The Jackrabbit Access Manager bundle must of course be upgraded.
This project is obsolete because the Jackrabbit project provides the Jackrabbit API library as a bundle for quite some time now. Thus this project can safely be removed.
launchpad/bundles project is modified to include the required JCR and Jackrabbit bundles:
javax.jcr:jcr:2.0– The JCR 2.0 library comes ready-set as a bundle and directly be deployed
org.apache.jackrabbit:jackrabbit-api:2.0-beta3– The Jackrabbit API must be upgraded to the correct version
org.apache.jackrabbit:jackrabbit-jcr-commons:2.0-beta3– Likewise the Jackrabbit JCR Commons library is to be upgraded
org.apache.derby:derby:10.5.3.0_1– imported by the embedded Jackrabbit Repository bundle
org.apache.tika:tika-full:0.6-SNAPSHOT– imported by the embedded Jackrabbit Repository bundle and the WebDAV support bundle (requires manual build)
commons-fileupload:commons-fileupload:1.2.1– imported by the WebDAV support bundle
Besides that the current SNAPSHOTs of the Jackrabbit embedding bundles must of course be included.

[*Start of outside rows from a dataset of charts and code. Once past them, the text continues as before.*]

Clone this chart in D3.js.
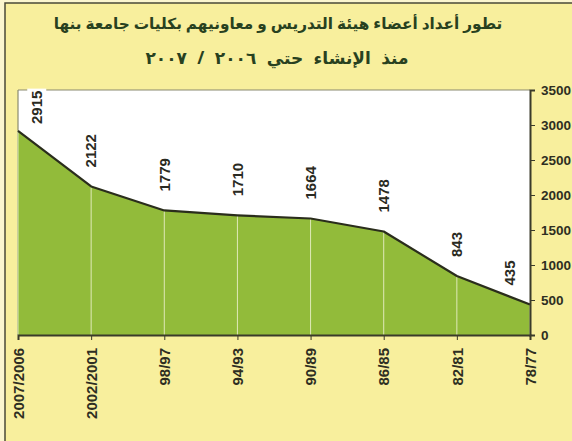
<!DOCTYPE html>
<html><head><meta charset="utf-8">
<script src="https://cdn.jsdelivr.net/npm/d3@7"></script>
<style>
html,body{margin:0;padding:0;background:#fbf6cf;}
svg{display:block;}
</style></head>
<body>
<script>
const categories = ["2007/2006","2002/2001","98/97","94/93","90/89","86/85","82/81","78/77"];
const values = [2915, 2122, 1779, 1710, 1664, 1478, 843, 435];
const yTicks = [0, 500, 1000, 1500, 2000, 2500, 3000, 3500];
const titleLine1 = "تطور أعداد أعضاء هيئة التدريس و معاونيهم بكليات جامعة بنها";
const titleLine2 = "منذ الإنشاء حتي ٢٠٠٦ / ٢٠٠٧";

const W = 572, H = 441;
const svg = d3.select("body").append("svg").attr("width", W).attr("height", H);

// outer frame
svg.append("rect").attr("x",0).attr("y",0).attr("width",W).attr("height",H).attr("fill","#fbf6cf");
svg.append("rect").attr("x",5).attr("y",3).attr("width",W+10).attr("height",H+10)
  .attr("fill","#f8ef9d").attr("stroke","#4a4a38").attr("stroke-width",1.5);

const pL = 18, pR = 530, pT = 90, pB = 335;
const x = d3.scalePoint().domain(categories).range([pL, pR]);
const y = d3.scaleLinear().domain([0, 3500]).range([pB, pT]);

// plot background
svg.append("rect").attr("x",pL).attr("y",pT).attr("width",pR-pL).attr("height",pB-pT)
  .attr("fill","#ffffff");
svg.append("line").attr("x1",pL).attr("x2",pR).attr("y1",pT).attr("y2",pT)
  .attr("stroke","#8a8a70").attr("stroke-width",1.2);
svg.append("line").attr("x1",pL).attr("x2",pL).attr("y1",pT).attr("y2",pB)
  .attr("stroke","#8a8a70").attr("stroke-width",1.2);

const area = d3.area().x((d,i)=>x(categories[i])).y0(pB).y1(d=>y(d));
svg.append("path").datum(values).attr("d", area).attr("fill","#92bb3a");

// vertical gridlines inside area
svg.selectAll("line.grid").data(values).enter().append("line")
  .attr("class","grid")
  .attr("x1",(d,i)=>x(categories[i])).attr("x2",(d,i)=>x(categories[i]))
  .attr("y1",d=>y(d)).attr("y2",pB)
  .attr("stroke","#dfe9b8").attr("stroke-width",1);

const line = d3.line().x((d,i)=>x(categories[i])).y(d=>y(d));
svg.append("path").datum(values).attr("d", line).attr("fill","none")
  .attr("stroke","#2a2d1c").attr("stroke-width",2.2).attr("stroke-linejoin","round");

// axes
const xAxis = svg.append("g").attr("transform",`translate(0,${pB})`)
  .call(d3.axisBottom(x).tickSize(5).tickPadding(6));
xAxis.select(".domain").attr("stroke","#3a3a2a").attr("stroke-width",2);
xAxis.selectAll(".tick line").attr("stroke","#3a3a2a");
xAxis.selectAll("text")
  .attr("transform","rotate(-90)")
  .attr("x",-13).attr("y",0).attr("dy","0.35em")
  .style("text-anchor","end")
  .attr("font-family","Liberation Sans, Arial, sans-serif")
  .attr("font-weight","bold").attr("font-size","15px").attr("fill","#2e2e22");

const yAxis = svg.append("g").attr("transform",`translate(${pR},0)`)
  .call(d3.axisRight(y).tickValues(yTicks).tickSize(5).tickPadding(6).tickFormat(d3.format("d")));
yAxis.select(".domain").attr("stroke","#3a3a2a").attr("stroke-width",2);
yAxis.selectAll(".tick line").attr("stroke","#3a3a2a");
yAxis.selectAll("text")
  .attr("font-family","Liberation Sans, Arial, sans-serif")
  .attr("font-weight","bold").attr("font-size","13.5px").attr("fill","#2e2e22");

// data labels
const lbl = svg.append("g");
values.forEach((v,i)=>{
  const px = Math.min(Math.max(x(categories[i]), pL + 19), pR - 20);
  const py = i === 0 ? pT + 34 : y(v) - 19;
  const g = lbl.append("g").attr("transform",`translate(${px},${py}) rotate(-90)`);
  const t = g.append("text").attr("x",0).attr("y",0).attr("dy","0.35em")
    .attr("text-anchor","start")
    .attr("font-family","Liberation Sans, Arial, sans-serif")
    .attr("font-weight","bold").attr("font-size","15px").attr("fill","#2a2a22")
    .text(v);
  if (i === 0) {
    const bb = t.node().getBBox();
    g.insert("rect","text").attr("x",bb.x-2).attr("y",bb.y-1).attr("width",bb.width+4).attr("height",bb.height+2)
      .attr("fill","#ffffff");
  }
});

// titles
svg.append("text").attr("x",278).attr("y",29).attr("text-anchor","middle")
  .attr("direction","rtl")
  .attr("font-family","Noto Sans, DejaVu Sans, sans-serif").attr("font-weight","bold")
  .attr("font-size","15.3px").attr("fill","#28411f").text(titleLine1);
svg.append("text").attr("x",277).attr("y",64).attr("text-anchor","middle")
  .attr("direction","rtl")
  .attr("font-family","Noto Sans, DejaVu Sans, sans-serif").attr("font-weight","bold")
  .attr("font-size","17px").attr("fill","#28411f").attr("word-spacing","6px").text(titleLine2);
</script>
</body></html>
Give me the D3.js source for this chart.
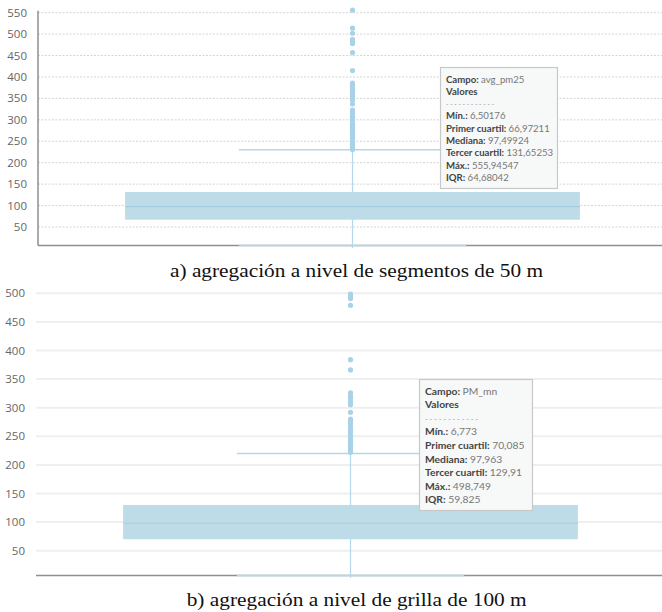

To be able to simply import the Apache Tika packages a convenience full bundle of the Tika Core and Parser libraries as well as some of the core support libraries would be very helpful. As such I prepared such a bundling and created TIKA-340 to propose this addition to the Tika project. To build and use the Jackrabbit 2.0 support yourself checkout the Tika project, apply the patch and install (at least) the tika-full bundle in your local maven repository.